What to work on: Output all of the entries exactly as written.
** Start of Supplied entries **
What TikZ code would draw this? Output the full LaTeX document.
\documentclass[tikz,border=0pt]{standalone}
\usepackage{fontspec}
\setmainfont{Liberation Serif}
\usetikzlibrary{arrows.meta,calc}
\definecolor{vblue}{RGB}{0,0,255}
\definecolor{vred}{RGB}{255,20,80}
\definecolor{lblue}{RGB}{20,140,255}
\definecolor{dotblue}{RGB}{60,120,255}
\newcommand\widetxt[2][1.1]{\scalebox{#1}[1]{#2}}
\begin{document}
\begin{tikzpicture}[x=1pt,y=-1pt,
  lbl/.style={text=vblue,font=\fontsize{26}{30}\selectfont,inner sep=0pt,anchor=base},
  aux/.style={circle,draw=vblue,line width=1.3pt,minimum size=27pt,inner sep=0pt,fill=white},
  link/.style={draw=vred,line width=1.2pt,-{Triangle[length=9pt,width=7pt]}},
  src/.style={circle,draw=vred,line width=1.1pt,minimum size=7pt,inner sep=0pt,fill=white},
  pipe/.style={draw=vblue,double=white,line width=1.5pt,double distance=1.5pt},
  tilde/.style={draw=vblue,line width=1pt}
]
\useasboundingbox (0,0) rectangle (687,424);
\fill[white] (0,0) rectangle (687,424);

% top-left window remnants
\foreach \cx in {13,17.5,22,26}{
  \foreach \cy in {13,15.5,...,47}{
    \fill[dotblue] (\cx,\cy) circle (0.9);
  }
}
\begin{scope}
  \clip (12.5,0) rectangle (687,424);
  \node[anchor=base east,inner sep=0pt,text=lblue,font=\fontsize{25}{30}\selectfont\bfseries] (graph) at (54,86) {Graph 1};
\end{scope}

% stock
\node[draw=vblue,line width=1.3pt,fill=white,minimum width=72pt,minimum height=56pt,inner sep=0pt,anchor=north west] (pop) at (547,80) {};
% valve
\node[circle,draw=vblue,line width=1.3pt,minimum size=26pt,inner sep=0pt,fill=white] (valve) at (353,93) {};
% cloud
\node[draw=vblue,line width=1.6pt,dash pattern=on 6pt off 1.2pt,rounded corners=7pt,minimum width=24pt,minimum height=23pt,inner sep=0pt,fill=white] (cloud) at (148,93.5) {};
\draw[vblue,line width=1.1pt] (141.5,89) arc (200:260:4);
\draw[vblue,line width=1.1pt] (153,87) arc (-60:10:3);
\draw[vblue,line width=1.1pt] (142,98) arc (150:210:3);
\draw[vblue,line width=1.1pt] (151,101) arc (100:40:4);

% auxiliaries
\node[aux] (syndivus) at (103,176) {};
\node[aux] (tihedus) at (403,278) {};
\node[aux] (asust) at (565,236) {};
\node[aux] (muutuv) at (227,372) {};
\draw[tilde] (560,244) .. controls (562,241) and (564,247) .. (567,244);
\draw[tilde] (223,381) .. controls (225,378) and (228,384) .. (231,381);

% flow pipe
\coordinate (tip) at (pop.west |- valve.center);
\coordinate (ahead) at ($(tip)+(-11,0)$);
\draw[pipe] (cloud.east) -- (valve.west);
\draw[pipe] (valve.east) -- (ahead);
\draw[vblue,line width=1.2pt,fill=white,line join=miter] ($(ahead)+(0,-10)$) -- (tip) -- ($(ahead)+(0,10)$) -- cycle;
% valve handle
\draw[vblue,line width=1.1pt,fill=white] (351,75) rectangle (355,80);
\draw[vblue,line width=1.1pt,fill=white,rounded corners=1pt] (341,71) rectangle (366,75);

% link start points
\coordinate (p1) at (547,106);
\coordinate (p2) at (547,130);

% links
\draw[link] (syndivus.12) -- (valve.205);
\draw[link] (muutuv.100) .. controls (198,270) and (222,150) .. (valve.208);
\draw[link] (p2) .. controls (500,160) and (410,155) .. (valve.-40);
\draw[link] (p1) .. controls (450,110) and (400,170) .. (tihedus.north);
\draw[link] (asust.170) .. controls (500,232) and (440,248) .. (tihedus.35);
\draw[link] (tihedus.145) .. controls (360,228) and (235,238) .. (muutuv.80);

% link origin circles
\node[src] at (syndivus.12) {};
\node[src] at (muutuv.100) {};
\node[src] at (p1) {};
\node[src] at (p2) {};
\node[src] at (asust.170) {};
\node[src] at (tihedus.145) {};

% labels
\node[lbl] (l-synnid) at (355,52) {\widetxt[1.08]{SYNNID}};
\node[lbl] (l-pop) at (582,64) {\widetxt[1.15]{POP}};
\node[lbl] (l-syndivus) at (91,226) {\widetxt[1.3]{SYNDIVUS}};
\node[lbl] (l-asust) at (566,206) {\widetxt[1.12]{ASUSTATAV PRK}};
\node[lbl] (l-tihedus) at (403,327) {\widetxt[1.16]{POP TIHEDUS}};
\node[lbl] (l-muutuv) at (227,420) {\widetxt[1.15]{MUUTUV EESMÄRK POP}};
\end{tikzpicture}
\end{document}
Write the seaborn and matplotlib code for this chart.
** End of Supplied entries **
Written solution:
What TikZ code would draw this? Output the full LaTeX document.
\documentclass[tikz,border=0pt]{standalone}
\usepackage{fontspec}
\setmainfont{Liberation Serif}
\usetikzlibrary{arrows.meta,calc}
\definecolor{vblue}{RGB}{0,0,255}
\definecolor{vred}{RGB}{255,20,80}
\definecolor{lblue}{RGB}{20,140,255}
\definecolor{dotblue}{RGB}{60,120,255}
\newcommand\widetxt[2][1.1]{\scalebox{#1}[1]{#2}}
\begin{document}
\begin{tikzpicture}[x=1pt,y=-1pt,
  lbl/.style={text=vblue,font=\fontsize{26}{30}\selectfont,inner sep=0pt,anchor=base},
  aux/.style={circle,draw=vblue,line width=1.3pt,minimum size=27pt,inner sep=0pt,fill=white},
  link/.style={draw=vred,line width=1.2pt,-{Triangle[length=9pt,width=7pt]}},
  src/.style={circle,draw=vred,line width=1.1pt,minimum size=7pt,inner sep=0pt,fill=white},
  pipe/.style={draw=vblue,double=white,line width=1.5pt,double distance=1.5pt},
  tilde/.style={draw=vblue,line width=1pt}
]
\useasboundingbox (0,0) rectangle (687,424);
\fill[white] (0,0) rectangle (687,424);

% top-left window remnants
\foreach \cx in {13,17.5,22,26}{
  \foreach \cy in {13,15.5,...,47}{
    \fill[dotblue] (\cx,\cy) circle (0.9);
  }
}
\begin{scope}
  \clip (12.5,0) rectangle (687,424);
  \node[anchor=base east,inner sep=0pt,text=lblue,font=\fontsize{25}{30}\selectfont\bfseries] (graph) at (54,86) {Graph 1};
\end{scope}

% stock
\node[draw=vblue,line width=1.3pt,fill=white,minimum width=72pt,minimum height=56pt,inner sep=0pt,anchor=north west] (pop) at (547,80) {};
% valve
\node[circle,draw=vblue,line width=1.3pt,minimum size=26pt,inner sep=0pt,fill=white] (valve) at (353,93) {};
% cloud
\node[draw=vblue,line width=1.6pt,dash pattern=on 6pt off 1.2pt,rounded corners=7pt,minimum width=24pt,minimum height=23pt,inner sep=0pt,fill=white] (cloud) at (148,93.5) {};
\draw[vblue,line width=1.1pt] (141.5,89) arc (200:260:4);
\draw[vblue,line width=1.1pt] (153,87) arc (-60:10:3);
\draw[vblue,line width=1.1pt] (142,98) arc (150:210:3);
\draw[vblue,line width=1.1pt] (151,101) arc (100:40:4);

% auxiliaries
\node[aux] (syndivus) at (103,176) {};
\node[aux] (tihedus) at (403,278) {};
\node[aux] (asust) at (565,236) {};
\node[aux] (muutuv) at (227,372) {};
\draw[tilde] (560,244) .. controls (562,241) and (564,247) .. (567,244);
\draw[tilde] (223,381) .. controls (225,378) and (228,384) .. (231,381);

% flow pipe
\coordinate (tip) at (pop.west |- valve.center);
\coordinate (ahead) at ($(tip)+(-11,0)$);
\draw[pipe] (cloud.east) -- (valve.west);
\draw[pipe] (valve.east) -- (ahead);
\draw[vblue,line width=1.2pt,fill=white,line join=miter] ($(ahead)+(0,-10)$) -- (tip) -- ($(ahead)+(0,10)$) -- cycle;
% valve handle
\draw[vblue,line width=1.1pt,fill=white] (351,75) rectangle (355,80);
\draw[vblue,line width=1.1pt,fill=white,rounded corners=1pt] (341,71) rectangle (366,75);

% link start points
\coordinate (p1) at (547,106);
\coordinate (p2) at (547,130);

% links
\draw[link] (syndivus.12) -- (valve.205);
\draw[link] (muutuv.100) .. controls (198,270) and (222,150) .. (valve.208);
\draw[link] (p2) .. controls (500,160) and (410,155) .. (valve.-40);
\draw[link] (p1) .. controls (450,110) and (400,170) .. (tihedus.north);
\draw[link] (asust.170) .. controls (500,232) and (440,248) .. (tihedus.35);
\draw[link] (tihedus.145) .. controls (360,228) and (235,238) .. (muutuv.80);

% link origin circles
\node[src] at (syndivus.12) {};
\node[src] at (muutuv.100) {};
\node[src] at (p1) {};
\node[src] at (p2) {};
\node[src] at (asust.170) {};
\node[src] at (tihedus.145) {};

% labels
\node[lbl] (l-synnid) at (355,52) {\widetxt[1.08]{SYNNID}};
\node[lbl] (l-pop) at (582,64) {\widetxt[1.15]{POP}};
\node[lbl] (l-syndivus) at (91,226) {\widetxt[1.3]{SYNDIVUS}};
\node[lbl] (l-asust) at (566,206) {\widetxt[1.12]{ASUSTATAV PRK}};
\node[lbl] (l-tihedus) at (403,327) {\widetxt[1.16]{POP TIHEDUS}};
\node[lbl] (l-muutuv) at (227,420) {\widetxt[1.15]{MUUTUV EESMÄRK POP}};
\end{tikzpicture}
\end{document}
Write the seaborn and matplotlib code for this chart.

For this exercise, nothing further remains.